Zurück beim AfD-Volksfest. Da spazieren Trump und Putin auf dem Shirt eines 16-Jährigen: „Ich bin nicht bei der Jungen Alternative, aber ich finde die schon gut.“ Er ist mit seinem Vater unterwegs, der aber den Sohn sprechen lässt, weil der besser reden könne. Der Sohn erklärt, beide seien aus politischer Überzeugung hier. Das, was die AfD voraussage, wäre bisher immer eingetroffen. „Wir sollen das reiche Gelobte Land sein? Dann kann es aber nicht sein, dass wir arbeiten und immer nur die Last davon tragen.“ Der Vater nickt, wirkt stolz. Auch die nächste Generation wird fleißig im Wutbürgermodus herangezüchtet. Und diese Wut wird an diesem Tag besonders von Höcke angestachelt. Er spricht so klar, dass seine Worte wirklich bei jedem AfD-Sympathisanten ankommen. Und wenn Worte nicht reichen, hat Höcke auch noch eine Flasche „Fürst von Metternich“-Sekt dabei: „Für den brandenburgischen Innenminister!“, ruft er. Um dann einen seiner Mitarbeiter kokett zu fragen: „Wie heißt der noch mal?“ Das Publikum johlt. „Höcke, Höcke“, skandieren die Anhänger, sie schwingen dabei ihre Deutschlandfahnen. Besonders beim pathetischen Schlusswort, in dem Höcke auch noch Trump zitiert. „Machen wir Deutschland wieder großartig!“, ruft er, und später: „Lassen wir hier mit einer friedlichen Revolution an der Wahlurne die politische Sonne im Osten wieder aufgehen!“
Gauland auf dem Jutebeutel
Wie Höcke sich mit erhobenen Armen feiern lässt, scheint er sich in seinem Messias-Modus seiner Sache schon sehr sicher. Und das kann er an diesem Tag auch sein, denn Meuthen lässt ihm nicht nur den Platz als Hauptredner, sondern reist auch noch vor Höckes Rede ab. Er ist also schon weg, als dieser und die beiden anderen Landeschefs sich feiern lassen. Der Osten ist das Kraftzentrum der AfD, und Höcke dominiert. Bezeichnend für den schleichenden Machtwechsel ist am Tag darauf Meuthens Niederlage im eigenen Kreisverband Ortenau. Der schickt als Delegierte nun Politiker zum AfD-Bundesparteitag im November, die Höcke nahestehen.
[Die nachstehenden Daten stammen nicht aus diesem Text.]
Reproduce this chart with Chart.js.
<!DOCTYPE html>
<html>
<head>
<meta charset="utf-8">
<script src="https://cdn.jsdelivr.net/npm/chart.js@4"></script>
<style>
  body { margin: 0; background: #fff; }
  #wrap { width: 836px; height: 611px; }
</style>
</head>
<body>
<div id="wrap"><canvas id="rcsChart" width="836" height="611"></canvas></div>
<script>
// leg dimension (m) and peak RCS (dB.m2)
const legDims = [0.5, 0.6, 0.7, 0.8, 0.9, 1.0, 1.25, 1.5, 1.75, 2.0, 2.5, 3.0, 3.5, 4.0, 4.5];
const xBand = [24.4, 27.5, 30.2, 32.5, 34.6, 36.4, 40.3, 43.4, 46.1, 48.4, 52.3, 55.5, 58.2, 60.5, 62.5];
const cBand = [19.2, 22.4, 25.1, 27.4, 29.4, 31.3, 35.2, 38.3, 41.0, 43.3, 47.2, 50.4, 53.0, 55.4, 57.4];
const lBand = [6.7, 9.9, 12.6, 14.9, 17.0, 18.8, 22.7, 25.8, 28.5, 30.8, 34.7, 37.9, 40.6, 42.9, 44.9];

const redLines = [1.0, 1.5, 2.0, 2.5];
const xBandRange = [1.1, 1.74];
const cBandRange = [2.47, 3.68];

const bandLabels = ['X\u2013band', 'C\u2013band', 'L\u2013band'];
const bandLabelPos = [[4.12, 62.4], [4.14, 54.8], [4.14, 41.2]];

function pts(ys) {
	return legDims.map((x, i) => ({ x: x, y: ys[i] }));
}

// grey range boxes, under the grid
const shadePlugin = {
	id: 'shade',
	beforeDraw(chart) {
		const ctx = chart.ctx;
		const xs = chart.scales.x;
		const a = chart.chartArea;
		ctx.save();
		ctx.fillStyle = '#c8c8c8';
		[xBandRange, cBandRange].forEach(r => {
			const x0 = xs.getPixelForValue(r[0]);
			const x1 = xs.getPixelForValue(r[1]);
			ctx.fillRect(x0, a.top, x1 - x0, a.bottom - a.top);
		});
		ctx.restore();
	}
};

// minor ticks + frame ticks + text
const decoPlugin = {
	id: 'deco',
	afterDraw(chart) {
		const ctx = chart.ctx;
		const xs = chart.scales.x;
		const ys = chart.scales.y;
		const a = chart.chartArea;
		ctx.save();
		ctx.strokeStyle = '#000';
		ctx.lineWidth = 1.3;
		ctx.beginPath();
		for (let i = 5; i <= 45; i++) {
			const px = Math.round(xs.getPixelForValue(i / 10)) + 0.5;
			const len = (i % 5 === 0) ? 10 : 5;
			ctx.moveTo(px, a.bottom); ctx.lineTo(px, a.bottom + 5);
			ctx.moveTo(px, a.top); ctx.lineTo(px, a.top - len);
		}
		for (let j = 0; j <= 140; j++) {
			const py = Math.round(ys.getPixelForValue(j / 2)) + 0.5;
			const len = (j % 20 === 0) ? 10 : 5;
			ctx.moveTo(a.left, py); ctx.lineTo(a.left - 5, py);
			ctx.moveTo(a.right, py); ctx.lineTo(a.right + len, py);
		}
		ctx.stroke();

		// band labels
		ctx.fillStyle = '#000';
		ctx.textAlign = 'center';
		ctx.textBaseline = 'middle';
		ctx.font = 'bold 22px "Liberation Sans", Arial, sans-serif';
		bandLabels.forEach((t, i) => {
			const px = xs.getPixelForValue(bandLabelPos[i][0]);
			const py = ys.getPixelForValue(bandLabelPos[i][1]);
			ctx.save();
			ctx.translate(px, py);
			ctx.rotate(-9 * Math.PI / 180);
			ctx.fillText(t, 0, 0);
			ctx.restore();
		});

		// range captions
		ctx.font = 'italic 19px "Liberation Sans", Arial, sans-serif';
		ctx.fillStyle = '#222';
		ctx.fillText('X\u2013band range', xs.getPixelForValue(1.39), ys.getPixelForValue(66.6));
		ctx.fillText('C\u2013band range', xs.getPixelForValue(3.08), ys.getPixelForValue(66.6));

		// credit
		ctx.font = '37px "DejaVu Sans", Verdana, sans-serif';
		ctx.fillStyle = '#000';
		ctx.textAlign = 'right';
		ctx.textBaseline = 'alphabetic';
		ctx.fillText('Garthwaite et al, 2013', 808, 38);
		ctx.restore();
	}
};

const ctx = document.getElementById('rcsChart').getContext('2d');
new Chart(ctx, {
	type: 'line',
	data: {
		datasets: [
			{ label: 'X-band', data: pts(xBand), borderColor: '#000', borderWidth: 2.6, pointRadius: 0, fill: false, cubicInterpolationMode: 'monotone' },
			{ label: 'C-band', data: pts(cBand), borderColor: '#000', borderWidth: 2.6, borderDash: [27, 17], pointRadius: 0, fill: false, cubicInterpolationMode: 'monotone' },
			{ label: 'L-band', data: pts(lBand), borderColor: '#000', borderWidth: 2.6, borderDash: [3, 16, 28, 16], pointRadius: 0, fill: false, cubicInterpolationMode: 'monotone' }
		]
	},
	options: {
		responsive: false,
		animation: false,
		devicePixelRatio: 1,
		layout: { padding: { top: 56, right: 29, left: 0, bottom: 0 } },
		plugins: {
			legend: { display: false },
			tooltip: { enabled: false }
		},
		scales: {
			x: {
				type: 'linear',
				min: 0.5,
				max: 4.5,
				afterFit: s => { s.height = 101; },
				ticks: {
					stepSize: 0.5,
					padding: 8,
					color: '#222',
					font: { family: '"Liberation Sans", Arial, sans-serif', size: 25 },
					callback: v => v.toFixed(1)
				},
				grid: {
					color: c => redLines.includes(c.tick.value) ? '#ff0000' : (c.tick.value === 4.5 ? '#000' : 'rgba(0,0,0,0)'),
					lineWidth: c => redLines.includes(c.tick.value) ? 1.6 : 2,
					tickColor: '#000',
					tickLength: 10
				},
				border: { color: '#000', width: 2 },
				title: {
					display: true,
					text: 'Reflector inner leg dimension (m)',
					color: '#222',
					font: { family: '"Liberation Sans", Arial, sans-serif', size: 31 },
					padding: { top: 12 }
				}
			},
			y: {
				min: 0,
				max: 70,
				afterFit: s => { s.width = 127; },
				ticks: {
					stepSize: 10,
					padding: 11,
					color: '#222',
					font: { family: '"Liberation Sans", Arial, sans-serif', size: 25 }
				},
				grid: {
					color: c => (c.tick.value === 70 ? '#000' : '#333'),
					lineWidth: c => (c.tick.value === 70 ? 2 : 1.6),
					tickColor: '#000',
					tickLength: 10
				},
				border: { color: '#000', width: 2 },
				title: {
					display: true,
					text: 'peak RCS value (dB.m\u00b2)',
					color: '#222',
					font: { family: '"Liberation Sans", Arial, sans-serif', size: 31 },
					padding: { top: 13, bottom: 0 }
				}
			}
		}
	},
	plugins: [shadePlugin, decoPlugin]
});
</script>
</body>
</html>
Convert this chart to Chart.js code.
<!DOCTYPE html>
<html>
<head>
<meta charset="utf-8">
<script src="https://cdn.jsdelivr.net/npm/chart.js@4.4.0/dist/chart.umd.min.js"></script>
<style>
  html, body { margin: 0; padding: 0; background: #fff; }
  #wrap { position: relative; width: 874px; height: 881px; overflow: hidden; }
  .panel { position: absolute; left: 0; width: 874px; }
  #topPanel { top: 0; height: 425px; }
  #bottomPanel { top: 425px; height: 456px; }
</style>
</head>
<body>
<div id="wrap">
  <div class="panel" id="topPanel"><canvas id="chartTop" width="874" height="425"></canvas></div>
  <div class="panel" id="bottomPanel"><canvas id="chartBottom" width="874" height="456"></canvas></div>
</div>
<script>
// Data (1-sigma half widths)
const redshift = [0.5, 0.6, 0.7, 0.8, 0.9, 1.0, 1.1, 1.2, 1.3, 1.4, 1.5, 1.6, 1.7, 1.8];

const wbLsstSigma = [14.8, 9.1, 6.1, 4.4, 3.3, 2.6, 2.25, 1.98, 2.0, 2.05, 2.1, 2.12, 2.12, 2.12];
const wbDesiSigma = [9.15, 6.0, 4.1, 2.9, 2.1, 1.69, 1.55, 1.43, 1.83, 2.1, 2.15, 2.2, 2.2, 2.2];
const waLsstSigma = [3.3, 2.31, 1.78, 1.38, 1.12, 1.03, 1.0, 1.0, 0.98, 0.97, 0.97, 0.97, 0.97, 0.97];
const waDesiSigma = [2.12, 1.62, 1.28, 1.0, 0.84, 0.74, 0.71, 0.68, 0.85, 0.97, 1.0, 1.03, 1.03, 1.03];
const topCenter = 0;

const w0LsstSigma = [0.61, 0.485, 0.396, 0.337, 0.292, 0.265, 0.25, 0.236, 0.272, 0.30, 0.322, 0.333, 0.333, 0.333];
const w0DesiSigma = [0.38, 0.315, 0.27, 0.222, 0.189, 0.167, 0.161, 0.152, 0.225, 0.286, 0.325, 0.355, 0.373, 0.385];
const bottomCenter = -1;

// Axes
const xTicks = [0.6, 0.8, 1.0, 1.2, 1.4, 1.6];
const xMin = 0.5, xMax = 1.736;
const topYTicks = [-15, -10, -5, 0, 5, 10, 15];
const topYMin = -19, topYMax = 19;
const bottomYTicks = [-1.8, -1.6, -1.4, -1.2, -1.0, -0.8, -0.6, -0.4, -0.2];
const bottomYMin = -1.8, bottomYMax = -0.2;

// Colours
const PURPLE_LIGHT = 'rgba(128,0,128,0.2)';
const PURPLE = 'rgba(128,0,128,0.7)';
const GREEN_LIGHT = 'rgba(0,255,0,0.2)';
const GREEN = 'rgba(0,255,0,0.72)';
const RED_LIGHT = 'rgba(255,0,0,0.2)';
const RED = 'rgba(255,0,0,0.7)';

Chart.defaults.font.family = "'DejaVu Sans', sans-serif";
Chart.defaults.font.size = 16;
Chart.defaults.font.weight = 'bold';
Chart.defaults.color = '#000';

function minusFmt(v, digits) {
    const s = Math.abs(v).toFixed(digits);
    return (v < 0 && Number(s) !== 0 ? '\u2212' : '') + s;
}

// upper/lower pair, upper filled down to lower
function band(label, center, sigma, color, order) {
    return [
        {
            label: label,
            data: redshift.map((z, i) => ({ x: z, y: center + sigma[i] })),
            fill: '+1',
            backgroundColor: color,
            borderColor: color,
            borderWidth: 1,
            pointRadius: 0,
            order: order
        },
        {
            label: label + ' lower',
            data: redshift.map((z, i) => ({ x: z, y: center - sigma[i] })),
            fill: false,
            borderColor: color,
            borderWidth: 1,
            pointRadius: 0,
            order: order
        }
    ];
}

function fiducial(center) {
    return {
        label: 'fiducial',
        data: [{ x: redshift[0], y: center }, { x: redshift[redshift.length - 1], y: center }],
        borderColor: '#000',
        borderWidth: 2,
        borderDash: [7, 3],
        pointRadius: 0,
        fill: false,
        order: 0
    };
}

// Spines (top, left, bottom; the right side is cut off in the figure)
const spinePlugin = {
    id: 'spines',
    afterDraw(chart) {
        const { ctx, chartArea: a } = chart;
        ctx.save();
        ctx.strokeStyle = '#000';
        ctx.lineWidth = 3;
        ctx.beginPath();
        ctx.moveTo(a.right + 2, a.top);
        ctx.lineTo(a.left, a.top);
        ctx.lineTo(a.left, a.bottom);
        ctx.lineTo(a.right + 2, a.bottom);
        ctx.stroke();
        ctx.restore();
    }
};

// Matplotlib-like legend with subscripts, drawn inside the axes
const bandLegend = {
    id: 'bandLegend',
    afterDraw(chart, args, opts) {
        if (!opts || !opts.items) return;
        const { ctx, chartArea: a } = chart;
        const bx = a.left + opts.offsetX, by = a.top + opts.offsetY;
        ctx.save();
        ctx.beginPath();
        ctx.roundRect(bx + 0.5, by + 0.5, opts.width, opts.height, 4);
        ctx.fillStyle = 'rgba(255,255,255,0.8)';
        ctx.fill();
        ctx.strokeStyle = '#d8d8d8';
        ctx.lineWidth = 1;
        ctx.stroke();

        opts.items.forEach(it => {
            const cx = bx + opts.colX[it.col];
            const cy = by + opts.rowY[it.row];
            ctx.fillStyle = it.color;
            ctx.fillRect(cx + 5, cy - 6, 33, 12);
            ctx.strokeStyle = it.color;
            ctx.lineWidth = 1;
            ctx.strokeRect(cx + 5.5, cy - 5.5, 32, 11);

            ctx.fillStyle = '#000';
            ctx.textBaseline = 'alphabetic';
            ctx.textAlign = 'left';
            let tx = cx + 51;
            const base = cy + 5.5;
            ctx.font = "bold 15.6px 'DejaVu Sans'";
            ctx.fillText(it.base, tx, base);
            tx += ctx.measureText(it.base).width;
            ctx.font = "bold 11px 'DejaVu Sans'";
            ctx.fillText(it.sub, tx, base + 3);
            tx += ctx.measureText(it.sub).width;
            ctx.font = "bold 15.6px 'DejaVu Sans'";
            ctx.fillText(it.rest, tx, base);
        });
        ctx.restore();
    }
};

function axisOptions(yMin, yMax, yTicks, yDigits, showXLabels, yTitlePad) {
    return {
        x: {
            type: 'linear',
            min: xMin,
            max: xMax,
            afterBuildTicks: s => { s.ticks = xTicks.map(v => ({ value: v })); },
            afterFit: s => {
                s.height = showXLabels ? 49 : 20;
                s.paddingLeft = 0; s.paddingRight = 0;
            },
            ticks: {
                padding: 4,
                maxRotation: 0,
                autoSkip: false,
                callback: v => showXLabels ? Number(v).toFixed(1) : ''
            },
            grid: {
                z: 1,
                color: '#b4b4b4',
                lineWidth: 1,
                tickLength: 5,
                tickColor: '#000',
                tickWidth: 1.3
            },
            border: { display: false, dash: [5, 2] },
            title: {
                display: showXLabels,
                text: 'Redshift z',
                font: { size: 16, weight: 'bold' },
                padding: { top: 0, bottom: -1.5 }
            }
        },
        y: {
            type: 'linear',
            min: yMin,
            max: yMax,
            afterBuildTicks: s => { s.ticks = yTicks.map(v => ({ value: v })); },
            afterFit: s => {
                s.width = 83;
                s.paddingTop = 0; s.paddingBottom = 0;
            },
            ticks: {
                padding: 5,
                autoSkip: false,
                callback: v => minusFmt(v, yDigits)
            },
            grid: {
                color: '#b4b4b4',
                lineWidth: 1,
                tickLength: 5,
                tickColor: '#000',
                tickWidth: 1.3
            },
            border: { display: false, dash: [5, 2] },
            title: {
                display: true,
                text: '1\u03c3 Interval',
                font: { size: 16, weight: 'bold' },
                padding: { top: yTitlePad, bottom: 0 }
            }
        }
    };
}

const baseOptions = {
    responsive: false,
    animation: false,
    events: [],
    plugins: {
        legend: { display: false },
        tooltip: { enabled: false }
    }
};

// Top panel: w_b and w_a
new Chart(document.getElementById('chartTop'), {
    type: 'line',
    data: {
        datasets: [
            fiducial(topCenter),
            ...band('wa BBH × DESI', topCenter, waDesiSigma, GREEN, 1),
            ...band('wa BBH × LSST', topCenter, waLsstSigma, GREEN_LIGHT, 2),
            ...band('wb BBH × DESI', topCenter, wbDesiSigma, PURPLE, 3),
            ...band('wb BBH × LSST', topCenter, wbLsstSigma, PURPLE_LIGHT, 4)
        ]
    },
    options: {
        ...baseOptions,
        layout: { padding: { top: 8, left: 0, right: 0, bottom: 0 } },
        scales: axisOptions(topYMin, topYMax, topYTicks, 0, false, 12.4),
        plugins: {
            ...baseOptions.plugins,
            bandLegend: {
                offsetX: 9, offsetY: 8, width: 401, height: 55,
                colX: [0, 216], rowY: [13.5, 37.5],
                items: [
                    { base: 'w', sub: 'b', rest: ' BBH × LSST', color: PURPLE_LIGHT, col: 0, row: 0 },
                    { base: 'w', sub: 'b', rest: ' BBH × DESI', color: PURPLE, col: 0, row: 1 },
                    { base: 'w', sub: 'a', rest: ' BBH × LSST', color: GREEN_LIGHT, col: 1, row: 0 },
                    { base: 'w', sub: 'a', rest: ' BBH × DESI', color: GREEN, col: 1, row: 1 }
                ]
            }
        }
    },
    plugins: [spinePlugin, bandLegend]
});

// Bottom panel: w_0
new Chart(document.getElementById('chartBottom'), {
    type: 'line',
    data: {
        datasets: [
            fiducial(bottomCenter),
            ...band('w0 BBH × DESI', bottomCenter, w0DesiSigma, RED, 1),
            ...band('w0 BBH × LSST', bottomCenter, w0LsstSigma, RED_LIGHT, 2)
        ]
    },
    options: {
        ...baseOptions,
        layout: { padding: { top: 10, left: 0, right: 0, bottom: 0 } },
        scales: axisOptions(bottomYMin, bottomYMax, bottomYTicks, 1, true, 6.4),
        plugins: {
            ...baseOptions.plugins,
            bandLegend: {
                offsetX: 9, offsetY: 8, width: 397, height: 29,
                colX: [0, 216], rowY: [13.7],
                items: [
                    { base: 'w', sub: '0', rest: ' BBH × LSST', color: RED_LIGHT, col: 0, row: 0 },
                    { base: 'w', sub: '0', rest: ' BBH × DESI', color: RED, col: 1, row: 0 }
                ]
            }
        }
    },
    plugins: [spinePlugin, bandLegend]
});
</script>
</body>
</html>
Der Flügel beeinflusst immer mehr Landesverbände im Westen, wodurch die AfD immer weiter nach rechts driftet. Fraktionschef Alexander Gauland wird diesen Trend nicht stoppen. Beim diesjährigen „Kyffhäuser-Treffen“ mahnte er zur Mäßigung. Was am Ende von dem Treffen blieb, war aber Höckes Kampfansage an den Parteivorstand. So wie in Cottbus an diesem Tag auch Höcke mit seiner beifallheischenden Inszenierung erinnert werden wird. An Gauland erinnert nur ein Jutebeutel mit seinem Konterfei. Und echter Vogelschiss, der, anscheinend unbemerkt, am Ohr eines Besuchers des AfD-Volksfestes klebt.